Return the lines below exactly, from the first line to the line that contains "import plotly.graph_objects as go". Leave out pictures.

-- start of Supplied data --

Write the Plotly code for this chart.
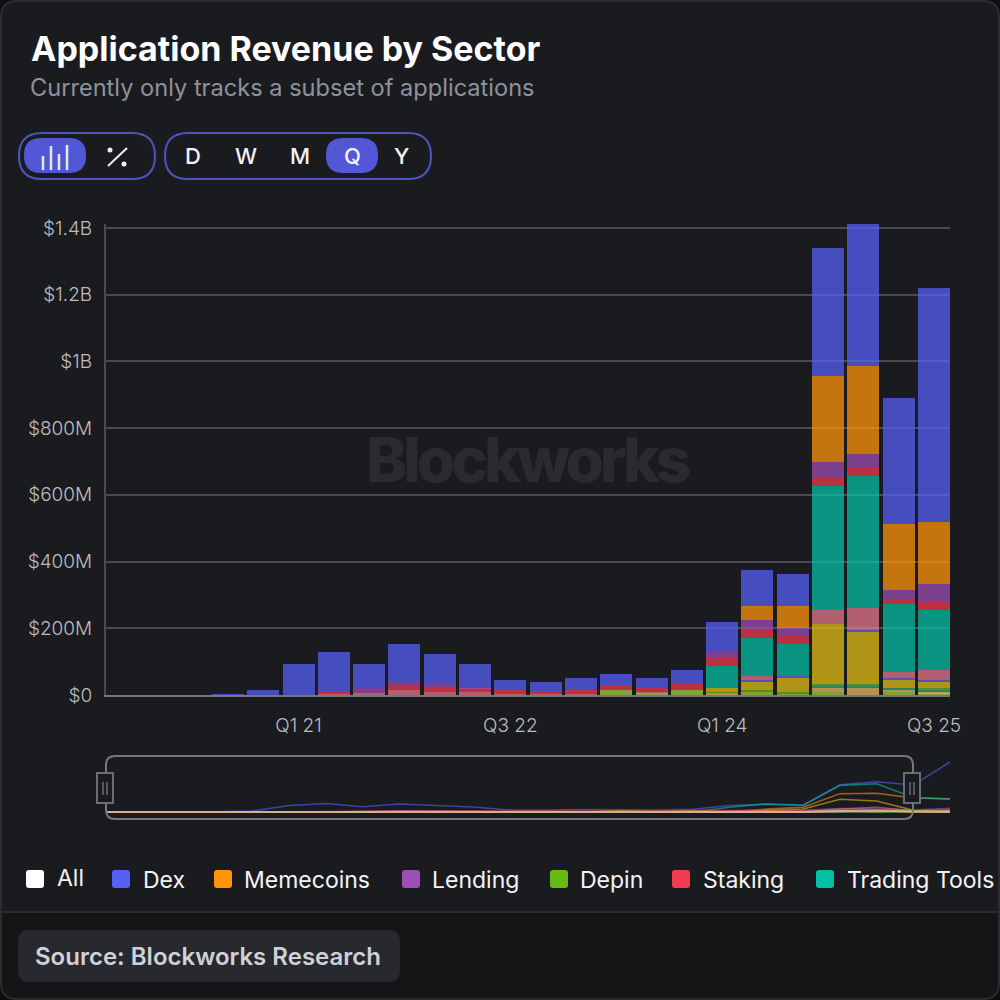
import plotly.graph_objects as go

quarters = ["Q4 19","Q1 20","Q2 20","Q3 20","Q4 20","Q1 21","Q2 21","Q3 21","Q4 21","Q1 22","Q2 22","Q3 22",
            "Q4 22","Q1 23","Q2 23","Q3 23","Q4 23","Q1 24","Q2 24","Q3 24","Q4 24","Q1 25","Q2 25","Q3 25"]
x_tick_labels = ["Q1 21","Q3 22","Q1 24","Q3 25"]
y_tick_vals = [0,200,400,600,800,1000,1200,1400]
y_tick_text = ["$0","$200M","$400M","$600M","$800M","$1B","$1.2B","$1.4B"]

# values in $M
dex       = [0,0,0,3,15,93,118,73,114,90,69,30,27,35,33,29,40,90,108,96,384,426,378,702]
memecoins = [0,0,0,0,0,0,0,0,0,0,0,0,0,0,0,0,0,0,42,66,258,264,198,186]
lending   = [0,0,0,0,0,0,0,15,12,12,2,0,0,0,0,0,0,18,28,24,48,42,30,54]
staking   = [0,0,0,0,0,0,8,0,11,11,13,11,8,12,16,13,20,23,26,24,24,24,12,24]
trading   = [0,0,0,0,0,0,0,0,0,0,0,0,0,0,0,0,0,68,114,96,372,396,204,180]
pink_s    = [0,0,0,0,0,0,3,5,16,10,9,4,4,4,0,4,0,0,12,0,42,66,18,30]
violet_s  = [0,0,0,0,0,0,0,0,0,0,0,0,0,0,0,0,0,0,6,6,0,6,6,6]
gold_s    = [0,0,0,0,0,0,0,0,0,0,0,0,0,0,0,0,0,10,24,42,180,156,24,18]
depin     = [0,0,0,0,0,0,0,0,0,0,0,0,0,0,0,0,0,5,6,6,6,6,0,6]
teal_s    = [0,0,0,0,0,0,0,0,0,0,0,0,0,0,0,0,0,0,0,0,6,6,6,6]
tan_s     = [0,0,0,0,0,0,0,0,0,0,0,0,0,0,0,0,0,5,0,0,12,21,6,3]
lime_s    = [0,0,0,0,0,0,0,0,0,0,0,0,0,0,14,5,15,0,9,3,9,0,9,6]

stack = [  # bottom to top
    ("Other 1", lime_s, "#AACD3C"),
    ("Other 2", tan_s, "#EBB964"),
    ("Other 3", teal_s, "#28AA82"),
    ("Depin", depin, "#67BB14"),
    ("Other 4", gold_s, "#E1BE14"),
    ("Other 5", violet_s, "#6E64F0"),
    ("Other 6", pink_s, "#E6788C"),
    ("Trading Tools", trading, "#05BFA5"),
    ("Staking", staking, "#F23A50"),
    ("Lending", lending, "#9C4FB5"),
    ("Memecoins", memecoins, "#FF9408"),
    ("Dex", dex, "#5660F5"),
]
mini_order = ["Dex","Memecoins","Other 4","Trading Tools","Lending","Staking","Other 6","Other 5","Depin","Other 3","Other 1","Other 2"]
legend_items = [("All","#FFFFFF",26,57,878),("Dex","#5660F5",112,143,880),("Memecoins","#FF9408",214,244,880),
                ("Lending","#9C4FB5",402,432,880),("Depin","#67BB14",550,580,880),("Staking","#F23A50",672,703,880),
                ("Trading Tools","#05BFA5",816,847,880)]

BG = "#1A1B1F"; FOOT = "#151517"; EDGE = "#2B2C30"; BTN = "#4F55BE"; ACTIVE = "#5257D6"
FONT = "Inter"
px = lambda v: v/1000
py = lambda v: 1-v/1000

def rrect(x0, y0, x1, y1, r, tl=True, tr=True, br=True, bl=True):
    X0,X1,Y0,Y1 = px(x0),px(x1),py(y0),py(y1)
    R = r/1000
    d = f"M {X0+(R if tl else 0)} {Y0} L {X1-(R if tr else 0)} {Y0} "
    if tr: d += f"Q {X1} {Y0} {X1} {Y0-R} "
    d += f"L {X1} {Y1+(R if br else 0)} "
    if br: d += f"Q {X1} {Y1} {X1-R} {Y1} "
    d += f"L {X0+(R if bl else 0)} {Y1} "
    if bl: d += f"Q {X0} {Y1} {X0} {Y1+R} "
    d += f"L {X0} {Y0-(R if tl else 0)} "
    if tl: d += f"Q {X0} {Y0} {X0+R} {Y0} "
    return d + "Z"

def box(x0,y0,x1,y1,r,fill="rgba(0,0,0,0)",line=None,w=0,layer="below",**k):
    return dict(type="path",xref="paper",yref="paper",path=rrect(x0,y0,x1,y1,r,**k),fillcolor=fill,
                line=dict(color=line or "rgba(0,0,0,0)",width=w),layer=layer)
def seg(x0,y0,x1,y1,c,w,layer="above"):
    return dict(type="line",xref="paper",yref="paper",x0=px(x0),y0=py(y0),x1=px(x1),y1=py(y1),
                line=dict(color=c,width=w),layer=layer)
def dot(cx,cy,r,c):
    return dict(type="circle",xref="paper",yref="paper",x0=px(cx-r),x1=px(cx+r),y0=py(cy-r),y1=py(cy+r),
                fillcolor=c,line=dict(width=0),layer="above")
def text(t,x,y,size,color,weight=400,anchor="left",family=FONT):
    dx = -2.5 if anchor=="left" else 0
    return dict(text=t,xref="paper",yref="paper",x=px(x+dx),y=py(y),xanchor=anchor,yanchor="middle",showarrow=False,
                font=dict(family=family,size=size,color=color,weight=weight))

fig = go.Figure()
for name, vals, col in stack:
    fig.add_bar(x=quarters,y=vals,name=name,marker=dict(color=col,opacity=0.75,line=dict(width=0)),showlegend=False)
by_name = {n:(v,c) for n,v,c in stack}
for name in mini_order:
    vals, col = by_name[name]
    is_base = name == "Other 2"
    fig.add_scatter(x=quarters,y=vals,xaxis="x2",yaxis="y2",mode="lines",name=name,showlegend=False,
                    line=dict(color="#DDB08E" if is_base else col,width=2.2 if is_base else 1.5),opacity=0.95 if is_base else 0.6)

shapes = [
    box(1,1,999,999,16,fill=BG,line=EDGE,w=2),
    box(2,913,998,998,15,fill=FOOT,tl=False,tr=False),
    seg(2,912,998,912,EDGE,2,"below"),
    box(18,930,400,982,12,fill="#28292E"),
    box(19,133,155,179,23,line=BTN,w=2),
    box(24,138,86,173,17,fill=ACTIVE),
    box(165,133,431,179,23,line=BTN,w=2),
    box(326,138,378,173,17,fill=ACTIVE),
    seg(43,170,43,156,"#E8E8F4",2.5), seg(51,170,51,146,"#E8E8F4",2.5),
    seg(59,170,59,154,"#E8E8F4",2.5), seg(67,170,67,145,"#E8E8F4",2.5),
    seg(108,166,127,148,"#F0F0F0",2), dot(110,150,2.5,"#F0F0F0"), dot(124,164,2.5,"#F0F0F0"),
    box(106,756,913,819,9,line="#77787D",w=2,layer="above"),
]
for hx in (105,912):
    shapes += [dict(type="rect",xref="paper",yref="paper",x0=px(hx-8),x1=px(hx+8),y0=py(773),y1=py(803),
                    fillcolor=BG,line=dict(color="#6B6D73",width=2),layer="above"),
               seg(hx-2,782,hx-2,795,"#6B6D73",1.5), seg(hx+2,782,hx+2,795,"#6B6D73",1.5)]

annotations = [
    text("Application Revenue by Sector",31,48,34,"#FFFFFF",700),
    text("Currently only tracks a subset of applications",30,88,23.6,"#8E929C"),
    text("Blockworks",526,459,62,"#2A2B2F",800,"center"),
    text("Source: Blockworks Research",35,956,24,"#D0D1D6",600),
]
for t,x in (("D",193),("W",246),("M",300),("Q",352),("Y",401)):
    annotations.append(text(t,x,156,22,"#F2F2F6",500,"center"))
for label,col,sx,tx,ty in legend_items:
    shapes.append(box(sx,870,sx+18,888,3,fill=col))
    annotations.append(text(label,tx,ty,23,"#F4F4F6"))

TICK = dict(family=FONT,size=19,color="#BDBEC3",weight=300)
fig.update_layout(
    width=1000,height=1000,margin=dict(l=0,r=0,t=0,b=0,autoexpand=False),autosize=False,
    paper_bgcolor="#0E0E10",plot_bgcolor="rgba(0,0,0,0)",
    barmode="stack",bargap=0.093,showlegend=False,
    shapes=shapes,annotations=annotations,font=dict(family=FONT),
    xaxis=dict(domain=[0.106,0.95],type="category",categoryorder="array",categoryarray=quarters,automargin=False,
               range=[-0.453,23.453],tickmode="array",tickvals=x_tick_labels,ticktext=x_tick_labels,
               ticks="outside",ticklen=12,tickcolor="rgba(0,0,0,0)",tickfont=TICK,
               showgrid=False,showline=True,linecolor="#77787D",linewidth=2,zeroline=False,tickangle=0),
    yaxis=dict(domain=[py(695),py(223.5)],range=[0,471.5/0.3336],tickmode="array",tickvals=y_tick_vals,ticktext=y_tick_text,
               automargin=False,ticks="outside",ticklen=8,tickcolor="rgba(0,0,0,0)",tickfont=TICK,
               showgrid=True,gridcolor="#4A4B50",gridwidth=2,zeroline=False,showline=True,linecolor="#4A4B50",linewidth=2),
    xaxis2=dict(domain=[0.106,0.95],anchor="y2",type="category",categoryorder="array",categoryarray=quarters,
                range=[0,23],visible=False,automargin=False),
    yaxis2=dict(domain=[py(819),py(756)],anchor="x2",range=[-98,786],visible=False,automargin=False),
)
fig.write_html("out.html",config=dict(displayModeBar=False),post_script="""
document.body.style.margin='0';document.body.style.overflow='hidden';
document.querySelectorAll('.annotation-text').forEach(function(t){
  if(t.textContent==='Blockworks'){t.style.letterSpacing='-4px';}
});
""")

-- end of Supplied data --

Reply to the exercise:
Write the Plotly code for this chart.
import plotly.graph_objects as go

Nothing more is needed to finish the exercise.